Le siège de l'AFP à Paris, le 27 septembre 2015. (AFP / Bertrand Guay)

Non, l'AFP n'étouffe pas les affaires gênantes pour le pouvoir !

Paris -- L’AFP est accusée dans un tract syndical d’avoir « étouffé » des informations gênantes pour le nouveau pouvoir.

C’est l’une des pires accusations que l’on puisse proférer à l’égard de la rédaction de l’Agence. L’une des obligations fondamentales, contenues dans notre statut, est de diffuser une information exacte, impartiale et digne de confiance. En toute indépendance.

Puisque nous travaillons à l’AFP, reprenons les faits, tels qu’ils se sont produits.

Le 16 mai 2017, une journaliste du bureau de Rennes a accès à un dossier de douze pages contenant des « éléments » sur une transaction opérée par Richard Ferrand avec les Mutuelles de Bretagne.

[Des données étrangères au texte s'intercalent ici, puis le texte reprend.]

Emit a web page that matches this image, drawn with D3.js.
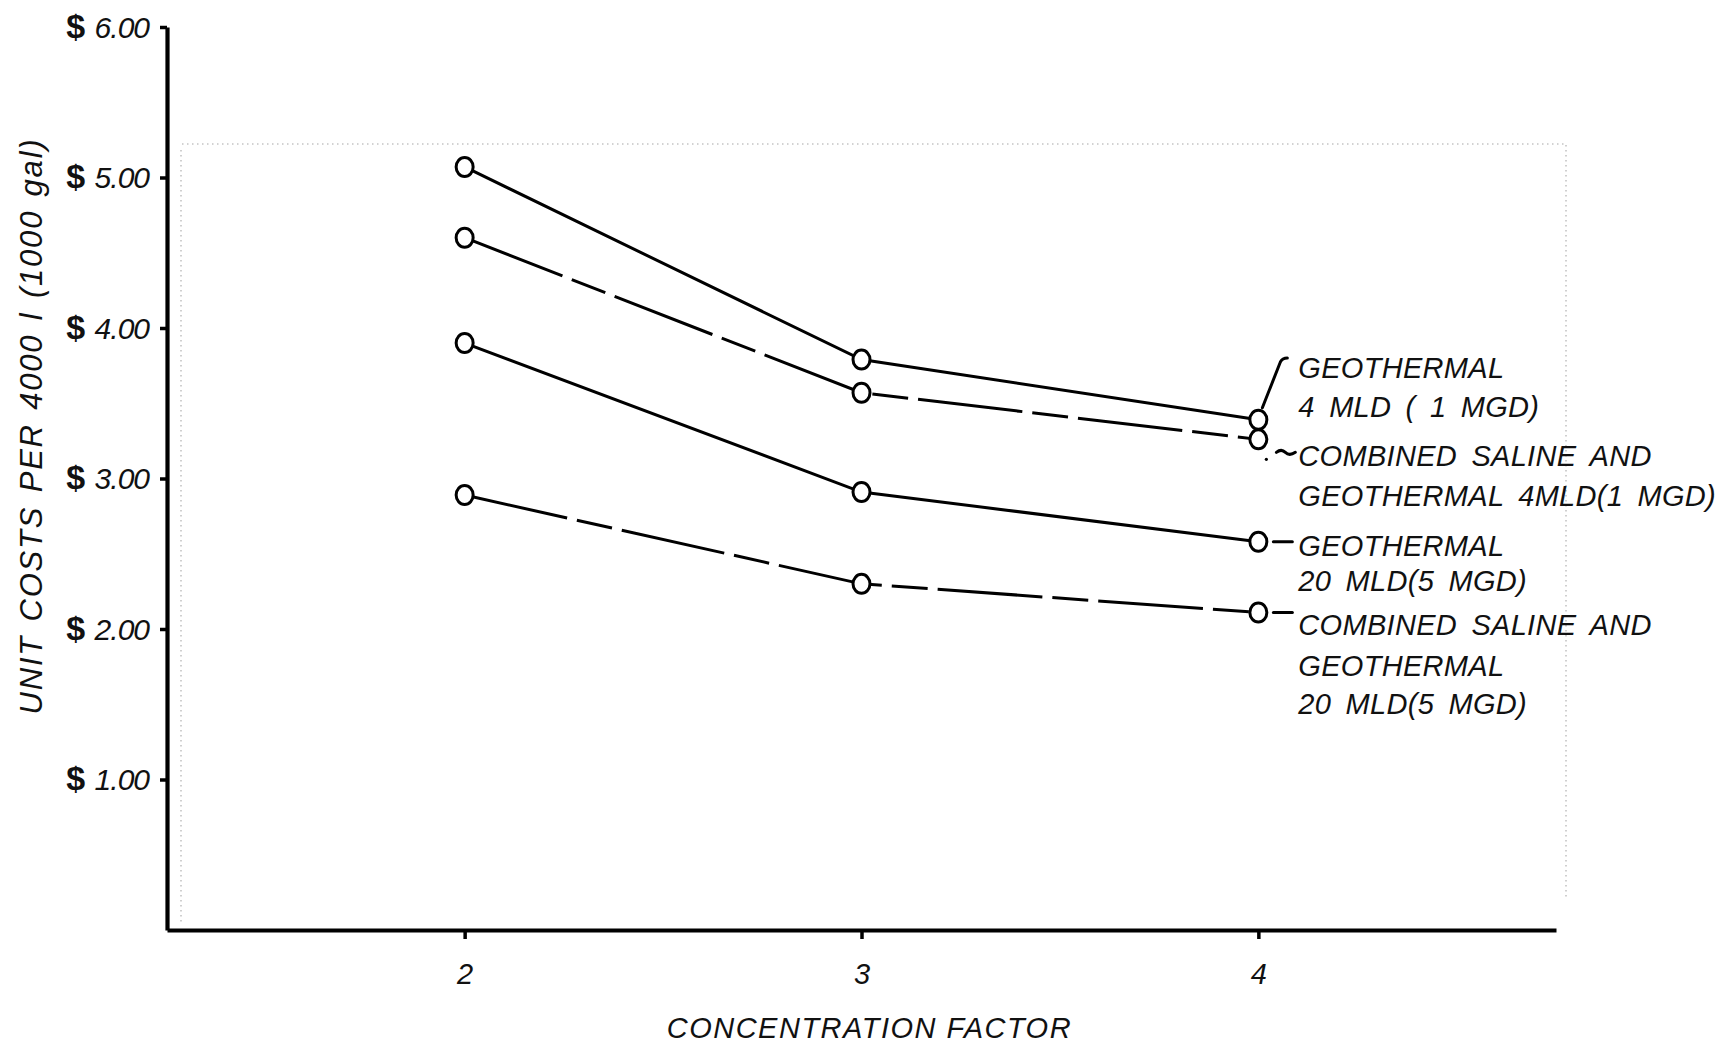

Ces éléments ont été fournis par un « groupe »  –je n’en dis pas plus car je respecte le secret des sources-. L’affaire est à ce stade très complexe, voire confuse et la journaliste met elle-même en garde sur le fait que ces informations « ne sont pas vérifiées », que le contact est « récent », qu’elle « ne peut se prononcer sur la fiabilité ». Elle dit ne pas avoir pu prendre des notes.

S’en suit une succession d’échanges par mail et par téléphone avec la rédaction-en-chef, qui demande des clarifications, pose des questions, s’interroge…

L’affaire sortira finalement dans le Canard enchaîné, avant qu’une dépêche AFP soit publiée sur le  sujet.

Suit le témoignage d’un avocat, exprimant ses « doutes » sur le montage financier de la transaction Ferrand : il ne peut être diffusé sans réaction de la personne mise en cause.

Quant à la mise en examen de François Bayrou –automatique en cas de diffamation et remontant à plusieurs mois-, nous en avons fait état dès la date d’audience connue (en 2019).

Est-ce à dire qu’il y a eu volonté d’ « étouffer » ces informations ? Non ! La rédaction-en-chef n’a fait que son travail.

A la rédaction de l'agence à Paris, 5 février 2014. (AFP / Eric Feferberg)

L’AFP a une lourde responsabilité. Chacune de ses dépêches est susceptible d’être reprise, dans la minute qui suit, par des centaines  de clients –journaux, radios, télévisions, sites web….

Après l’accident industriel que tout le monde garde en mémoire à l’Agence, nous n’avons eu de cesse de répéter nos standards rédactionnels : le recoupement des sources, la vérification des faits sont absolument cruciaux pour nous. La fiabilité avant tout ! Les éléments dont nous disposions à ce moment-là ne répondaient aucunement à ce critère.

Ces règles ne nous ont jamais empêchés de publier des enquêtes et sortir des informations exclusives, qu’elles plaisent ou non au pouvoir en place. Cela a été le cas notamment dans les affaires de terrorisme. Et notre bureau de Kaboul vient de recevoir un prestigieux prix en Asie, le SOPA, pour son enquête sur l’esclavage sexuel des enfants en Afghanistan.

Le prétendu retard pris sur l’affaire Ferrand n’est en rien lié à la fonction ministérielle de la personne mise en cause.

N’en déplaise aux amateurs de complot, le pouvoir n’intervient aucunement dans la production de l’information de l’AFP. Dussent les pressions politiques exister, nous n’y céderions pas. Et nous n’y cèderons jamais. Ni au niveau de la direction de l’information, ni à celui de la rédaction-en-chef, ni à celui des reporters sur le terrain. Nous le savons tous au quotidien. Imaginez-vous un seul instant la directrice de l’information de l’AFP ou un rédacteur-en-chef appeler un ou une journaliste pour lui suggérer de mettre la pédale douce sur une affaire compromettante pour le pouvoir ? Ce serait inacceptable et de surcroît contre-productif !

Le débat rédactionnel est et doit rester vivace à l’AFP. Mais pour moi, dire que la rédaction-en-chef a voulu étouffer des informations de crainte de bousculer un membre du gouvernement relève de la diffamation. C’est remettre en cause la probité, l’honnêteté et l’indépendance de chacun des journalistes qui composent cette équipe. C’est tout simplement inacceptable.